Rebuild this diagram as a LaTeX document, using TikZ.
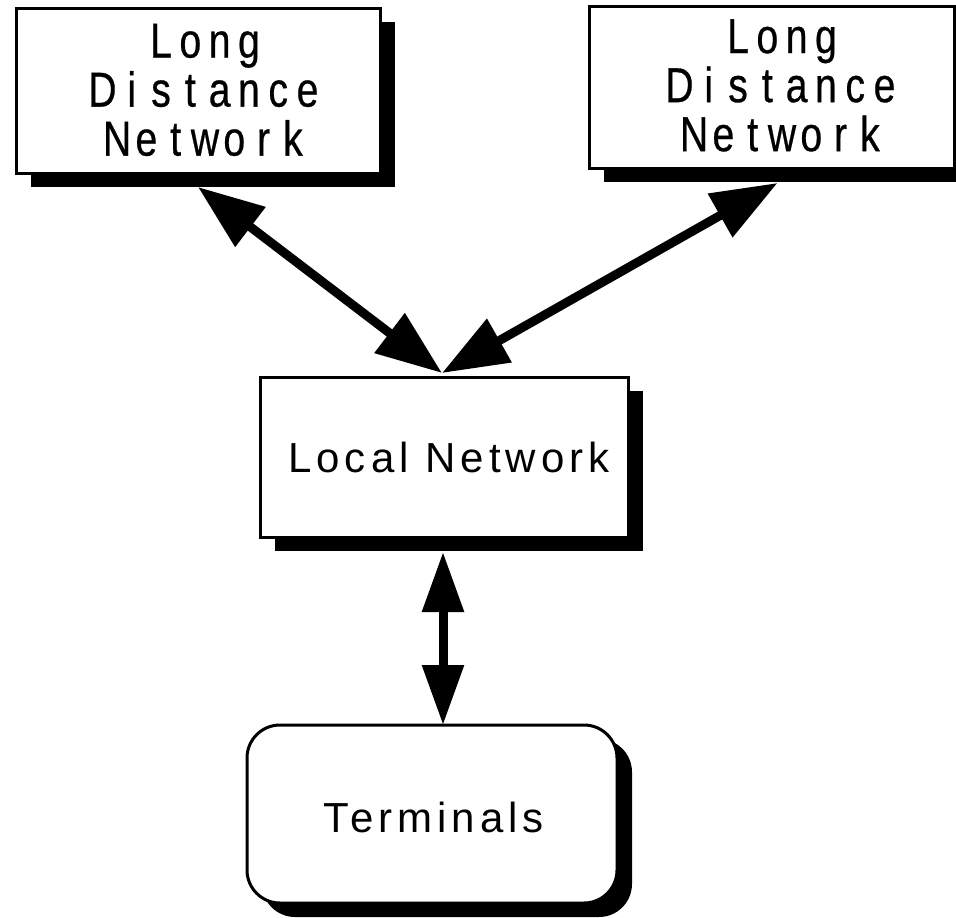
\documentclass[tikz,border=0pt]{standalone}
\usepackage{fontspec}
\usepackage{graphicx}
\setmainfont{Liberation Sans}
\newfontfamily\spacedsans{Liberation Sans}[LetterSpace=12]
\newfontfamily\gothicsans{Liberation Sans}[FakeBold=0.6]
\usetikzlibrary{arrows.meta,shadows}
\makeatletter
\newcommand\monoword[1]{\@tfor\mw@c:=#1\do{\makebox[29.3pt]{\scalebox{0.8}[1]{\mw@c}}}}
\makeatother

\begin{document}
\begin{tikzpicture}[x=1pt,y=-1pt,
  box/.style={draw, line width=3pt, fill=white, outer sep=0pt, inner sep=0pt,
    drop shadow={shadow xshift=15pt, shadow yshift=-14pt, opacity=1, fill=black}},
  ldtext/.style={font=\gothicsans\fontsize{49}{45}\selectfont},
  loctext/.style={font=\spacedsans\fontsize{42}{46}\selectfont},
  diag/.style={line width=9pt, {Triangle[length=66pt,width=48pt]}-{Triangle[length=66pt,width=48pt]}},
  vert/.style={line width=9pt, {Triangle[length=60pt,width=40pt]}-{Triangle[length=60pt,width=40pt]}}]

\fill[white] (0,0) rectangle (956,918);
\useasboundingbox (0,0) rectangle (956,918);

\node[box, ldtext, minimum width=364pt, minimum height=165pt] (ld1) at (198,90.5)
  {\kern14pt\raisebox{-6pt}[\height][\depth]{\begin{tabular}{@{}c@{}}\monoword{Long}\\\monoword{Distance}\\\monoword{Network}\end{tabular}}};
\node[box, ldtext, minimum width=365pt, minimum height=162pt] (ld2) at (771.5,87)
  {\kern21pt\raisebox{-5pt}[\height][\depth]{\begin{tabular}{@{}c@{}}\monoword{Long}\\\monoword{Distance}\\\monoword{Network}\end{tabular}}};
\node[box, loctext, minimum width=368pt, minimum height=160pt] (local) at (444,457)
  {\kern10pt Local Network};
\node[box, loctext, rounded corners=33pt, minimum width=370pt, minimum height=178pt] (term) at (432,814)
  {\kern4pt\raisebox{-3pt}[\height][\depth]{Terminals}};

\coordinate (a1) at ([yshift=-14pt]ld1.south);
\coordinate (a2) at ([xshift=6pt,yshift=-15pt]ld2.south);
\coordinate (top) at ([xshift=-2pt,yshift=4pt]local.north);
\coordinate (a3) at ([xshift=-1pt,yshift=-15pt]local.south);
\coordinate (a4) at (a3 |- term.north);

\draw[diag] (a1) -- (top);
\draw[diag] (a2) -- (top);
\draw[vert] (a3) -- (a4);
\end{tikzpicture}
\end{document}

Prompt:
Leaving the pictures aside, transcribe the entire listing exactly.

Written response:
Rebuild this diagram as a LaTeX document, using TikZ.
\documentclass[tikz,border=0pt]{standalone}
\usepackage{fontspec}
\usepackage{graphicx}
\setmainfont{Liberation Sans}
\newfontfamily\spacedsans{Liberation Sans}[LetterSpace=12]
\newfontfamily\gothicsans{Liberation Sans}[FakeBold=0.6]
\usetikzlibrary{arrows.meta,shadows}
\makeatletter
\newcommand\monoword[1]{\@tfor\mw@c:=#1\do{\makebox[29.3pt]{\scalebox{0.8}[1]{\mw@c}}}}
\makeatother

\begin{document}
\begin{tikzpicture}[x=1pt,y=-1pt,
  box/.style={draw, line width=3pt, fill=white, outer sep=0pt, inner sep=0pt,
    drop shadow={shadow xshift=15pt, shadow yshift=-14pt, opacity=1, fill=black}},
  ldtext/.style={font=\gothicsans\fontsize{49}{45}\selectfont},
  loctext/.style={font=\spacedsans\fontsize{42}{46}\selectfont},
  diag/.style={line width=9pt, {Triangle[length=66pt,width=48pt]}-{Triangle[length=66pt,width=48pt]}},
  vert/.style={line width=9pt, {Triangle[length=60pt,width=40pt]}-{Triangle[length=60pt,width=40pt]}}]

\fill[white] (0,0) rectangle (956,918);
\useasboundingbox (0,0) rectangle (956,918);

\node[box, ldtext, minimum width=364pt, minimum height=165pt] (ld1) at (198,90.5)
  {\kern14pt\raisebox{-6pt}[\height][\depth]{\begin{tabular}{@{}c@{}}\monoword{Long}\\\monoword{Distance}\\\monoword{Network}\end{tabular}}};
\node[box, ldtext, minimum width=365pt, minimum height=162pt] (ld2) at (771.5,87)
  {\kern21pt\raisebox{-5pt}[\height][\depth]{\begin{tabular}{@{}c@{}}\monoword{Long}\\\monoword{Distance}\\\monoword{Network}\end{tabular}}};
\node[box, loctext, minimum width=368pt, minimum height=160pt] (local) at (444,457)
  {\kern10pt Local Network};
\node[box, loctext, rounded corners=33pt, minimum width=370pt, minimum height=178pt] (term) at (432,814)
  {\kern4pt\raisebox{-3pt}[\height][\depth]{Terminals}};

\coordinate (a1) at ([yshift=-14pt]ld1.south);
\coordinate (a2) at ([xshift=6pt,yshift=-15pt]ld2.south);
\coordinate (top) at ([xshift=-2pt,yshift=4pt]local.north);
\coordinate (a3) at ([xshift=-1pt,yshift=-15pt]local.south);
\coordinate (a4) at (a3 |- term.north);

\draw[diag] (a1) -- (top);
\draw[diag] (a2) -- (top);
\draw[vert] (a3) -- (a4);
\end{tikzpicture}
\end{document}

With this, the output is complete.